Created by youth development expert Primestars, What About the Boys? has been run across South African schools for the last two years and reached more than 30,000 male learners with the aim of fostering a deeper understanding of toxic masculinity and harmful stereotypes that perpetuate violence against women. It also aims to challenge traditional expectations of manhood that contribute to the problem by introducing positive male role models to promote respectful relationships.
The programme encompasses multi-media content – including an educational booklet and online resources, as well as ongoing mentorship sessions – to deeply engage boys in discussions about their identity, new norms of masculinity as well as gender-based violence and its impact.
The first session in the programme involves the learners watching the What About the Boys? movie, which introduces themes of bullying, gender-based violence and LGBT rights. This is a useful way of starting the discussion, says Dlambili, as they then move on to self-development and a deeper engagement in the following three sessions.
Many of the boys he works with live in an environment where interpersonal violence is normalised.
“It is not an unusual response for them to believe that at some point you may have to raise your hand to another, or to ignore violence between others because it’s none of your business and that’s the way people deal with their issues. But once you really start engaging and internalising the lessons of how you wouldn’t let it happen to your sister or your mother, it’s easier for them to understand that it shouldn’t happen to anyone else,” says Dlambili.
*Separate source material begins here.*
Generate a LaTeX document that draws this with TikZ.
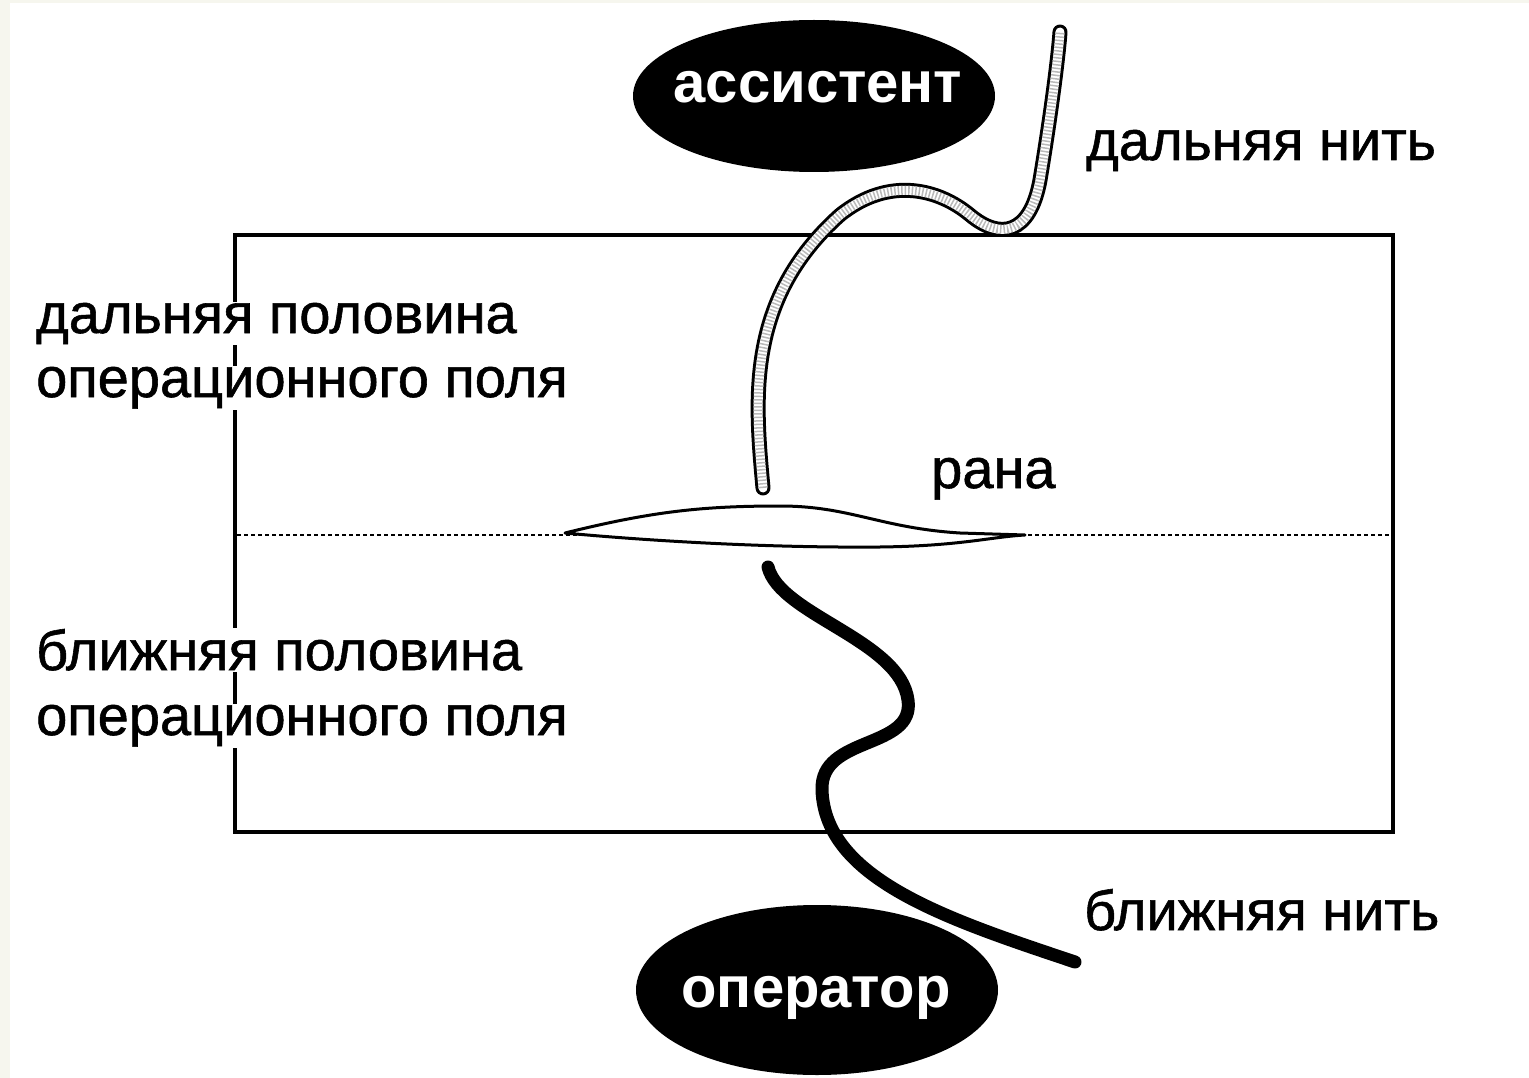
\documentclass[tikz,border=0pt]{standalone}
\usepackage{fontspec}
\setmainfont{Liberation Sans}
\newfontfamily\lblfont[FakeBold=1]{Liberation Sans}
\usetikzlibrary{shapes.geometric}
\definecolor{cream}{RGB}{246,246,238}
\tikzset{
  lbl/.style={font=\lblfont\fontsize{56}{60}\selectfont, inner sep=1pt, fill=white},
  person/.style={ellipse, fill=black, inner sep=0pt},
  personlbl/.style={text=white, font=\bfseries\fontsize{58}{60}\selectfont, inner sep=0pt, anchor=base},
  farthread/.style={line width=15pt, line cap=round},
  nearthread/.style={line width=13pt, line cap=round, black},
}
\begin{document}
\begin{tikzpicture}[x=1pt,y=-1pt]
\useasboundingbox (0,0) rectangle (1529,1078);
\fill[cream] (0,0) rectangle (1529,1078);
\fill[white] (10,3) rectangle (1529,1078);
% field
\draw[line width=3.5pt] (235,235) rectangle (1393,832);
\coordinate (dl) at (237,535);
\coordinate (dr) at (1391,535);
\draw[line width=1.5pt, dash pattern=on 4pt off 3pt] (dl) -- (dr);
% wound
\coordinate (wl) at (565,533);
\coordinate (wr) at (1025,535);
\filldraw[fill=white, line width=3pt, line join=round]
  (wl) .. controls (650,512) and (700,506) .. (780,506)
  .. controls (850,506) and (880,528) .. (960,533) -- (wr)
  .. controls (990,537) and (960,546) .. (880,547)
  .. controls (760,548) and (640,540) .. (wl) -- cycle;
% persons
\node[person, minimum width=362pt, minimum height=152pt] (assist) at (814,96) {};
\node[personlbl] (assistlbl) at (818,103) {ассистент};
\node[person, minimum width=362pt, minimum height=170pt] (oper) at (817,990) {};
\node[personlbl] (operlbl) at (816,1007) {оператор};
% far thread
\coordinate (ft0) at (763,488);
\coordinate (ft1) at (1060,32);
\draw[farthread, black] (ft0) .. controls (755,400) and (745,300) .. (840,215)
  .. controls (890,175) and (940,190) .. (970,215)
  .. controls (1000,240) and (1030,235) .. (1040,180)
  .. controls (1050,120) and (1058,60) .. (ft1);
\draw[line width=9pt, line cap=round, white] (ft0) .. controls (755,400) and (745,300) .. (840,215)
  .. controls (890,175) and (940,190) .. (970,215)
  .. controls (1000,240) and (1030,235) .. (1040,180)
  .. controls (1050,120) and (1058,60) .. (ft1);
\draw[line width=9pt, gray!55, dash pattern=on 1.5pt off 2pt] (ft0) .. controls (755,400) and (745,300) .. (840,215)
  .. controls (890,175) and (940,190) .. (970,215)
  .. controls (1000,240) and (1030,235) .. (1040,180)
  .. controls (1050,120) and (1058,60) .. (ft1);
% near thread
\coordinate (nt0) at (768,567);
\coordinate (nt1) at (1075,962);
\draw[nearthread] (nt0) .. controls (780,615) and (900,640) .. (908,700)
  .. controls (915,750) and (820,735) .. (822,790)
  .. controls (825,880) and (950,920) .. (nt1);
% labels
\node[lbl, anchor=base west] (farhalf1) at (35,333) {дальняя половина};
\node[lbl, anchor=base west] (farhalf2) at (35,397) {операционного поля};
\node[lbl, anchor=base west] (nearhalf1) at (35,670) {ближняя половина};
\node[lbl, anchor=base west] (nearhalf2) at (35,735) {операционного поля};
\node[lbl, anchor=base west] (farlbl) at (1085,160) {дальняя нить};
\node[lbl, anchor=base west] (nearlbl) at (1083,930) {ближняя нить};
\node[lbl, anchor=base west, fill=none] (wound) at (930,488) {рана};
\end{tikzpicture}
\end{document}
The programme’s insistence that the lessons be imparted by positive male role models, with the intention of building long-term, meaningful relationships, is what sets it apart from quick-fix interventions.
“It’s quite saddening when you engage with the boys and ask around about their background, you find a large number of them stay with either their grannies or mothers, but they don’t have a father figure at home. These boys don’t have people that they look up to. They don’t have mentors around the area. The thing they look up to is the quick fix, the easy money – they’ll see men who are driving BMWs, into spinning cars, and will find that appealing.”
The impact report from the 2022 What About the Boys? rollout shows that the programme is creating a measurable change in attitudes and behaviour – and it has received a variety of accolades. They include hosting an official Presidential Dialogue with high school boys with President Cyril Ramaphosa and being invited to contribute to African Union’s Impact paper on Positive Masculinity and GBV prevention.
But for Dlambili the rewards are much more personal.
“Even though we are mentors, it doesn’t necessarily mean that we are perfect. We’ve also experienced challenges and difficulties in life. We didn’t have it all at some point. We would also go to bed hungry, wake up and have to go to school,” he says.
“But throughout all those circumstances, we managed to get where we are. It has actually allowed me to heal, because as I relate my story, I am able to witness the journey of where I came from and where I am now.”